Where Waiting Meets Wonder: Lambing Season on the Farm
Lambing season arrives the way all real things do—without much regard for my plans. One minute, I’m thinking that I have time for just one more chore, one more task, and then…everything changes.
The barn fills with low murmurs and nickers, the air sharp with anticipation. I start checking more often. Then constantly. Then in the middle of the night, pulling on boots in the dark, headlamp beam cutting across frost and straw.
Lambing is both ordinary and miraculous. It is, at its core, animals doing what they were made to do. And still, it asks everything of the shepherd.
There are long hours of waiting—watching a ewe paw at the bedding, circle, lie down, get up again. I learn her tells. I second-guess myself. Is this it? Should I step in? Or step back?
And then there are the moments when things don’t go quite right.
A lamb turned the wrong way. A ewe too tired to finish what she started. A cold snap that comes at the worst possible time. These are the moments that tighten my chest and sharpen my focus. The moments where my hands learn quickly, guided by instinct, experience, and hope. I do what I can with what I have—sometimes in the quiet company of Meg at my side, helping to manage a difficult ewe, sometimes alone under a dim barn light.
It can be hard. There’s no softening that truth.
But then—there is the other side.
A lamb that would have been lost without my help shakes its head for the first time, blinking into the world.

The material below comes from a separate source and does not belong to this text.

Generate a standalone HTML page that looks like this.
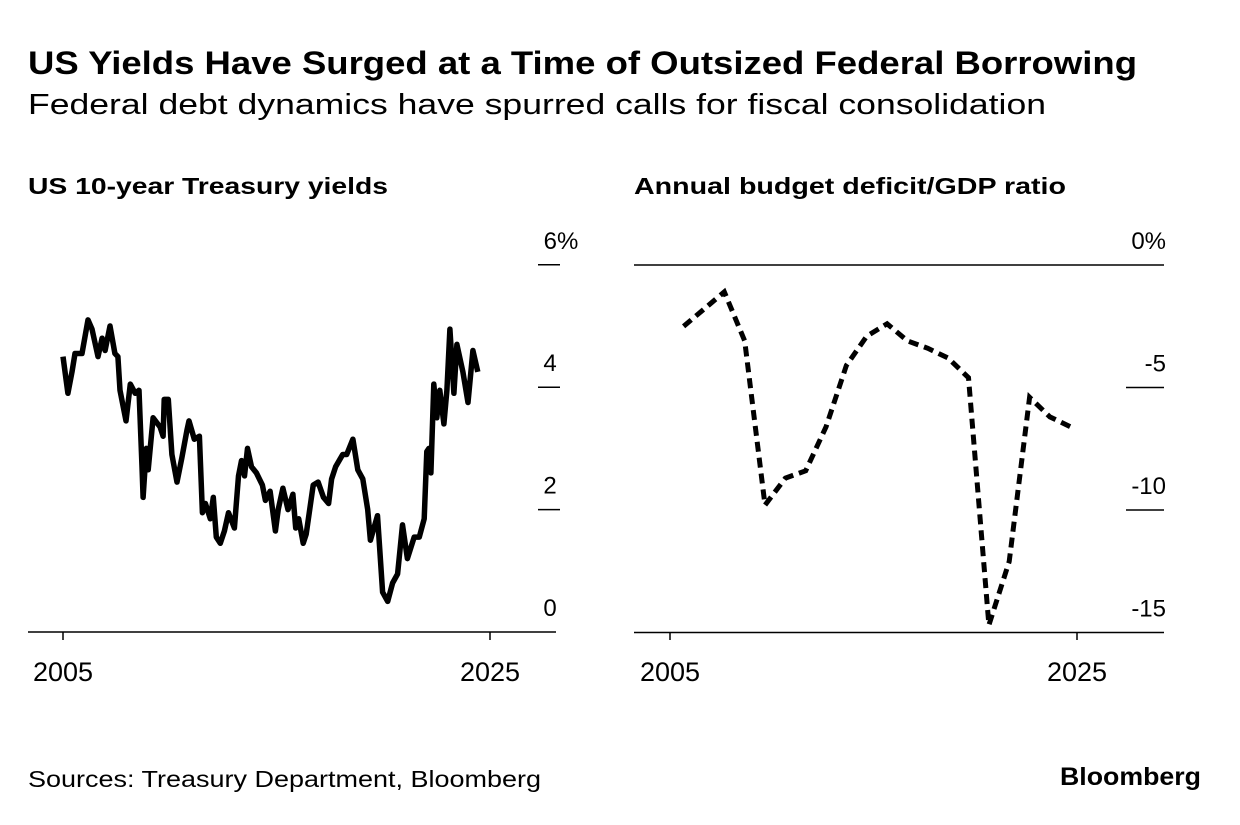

The exhausted ewe drinks gratefully from the bucket of warm molasses water that I have waiting. Another lamb its feet faster than seems possible, legs wobbling, determined. A ewe turns, nickers low, and begins the ancient work of mothering—cleaning, calling, claiming.
Steam rises from warm bodies into cold air. The barn, so tense just moments before, exhales. The relief, the joy, the wonder of it all—it never gets old.
What felt uncertain just a few minutes before settles into something steady. Lambs tucked against their mothers. Small, bright lives where there were none the day before.
Lambing stretches the shepherd thin. It asks me to hold worry and wonder in the same breath. To accept that I am both essential and not in control.
And still, I show up for it.
Year after year, I step back into the rhythm of it—the watching, the waiting, the helping when needed, the trusting when I can. Because tucked inside the long nights and hard moments is something that’s difficult to name but easy to recognize when I feel it: Accomplishment? Relief? Pride in a job well done? The thrill of watching my flock grow, seeing animals that I’ve had for years again teach me that they know what they’re doing? It’s a mix of all of these things—but mostly it’s the simple, complex fact of new life, arriving on cold ground, and the quiet privilege of being there to witness it.
Enjoy the Spring, folks. I know I will.
Farmer Judith
Chin, who is an old pro at this lambing thing. With her two ewe lambs, Hazel and Hilda.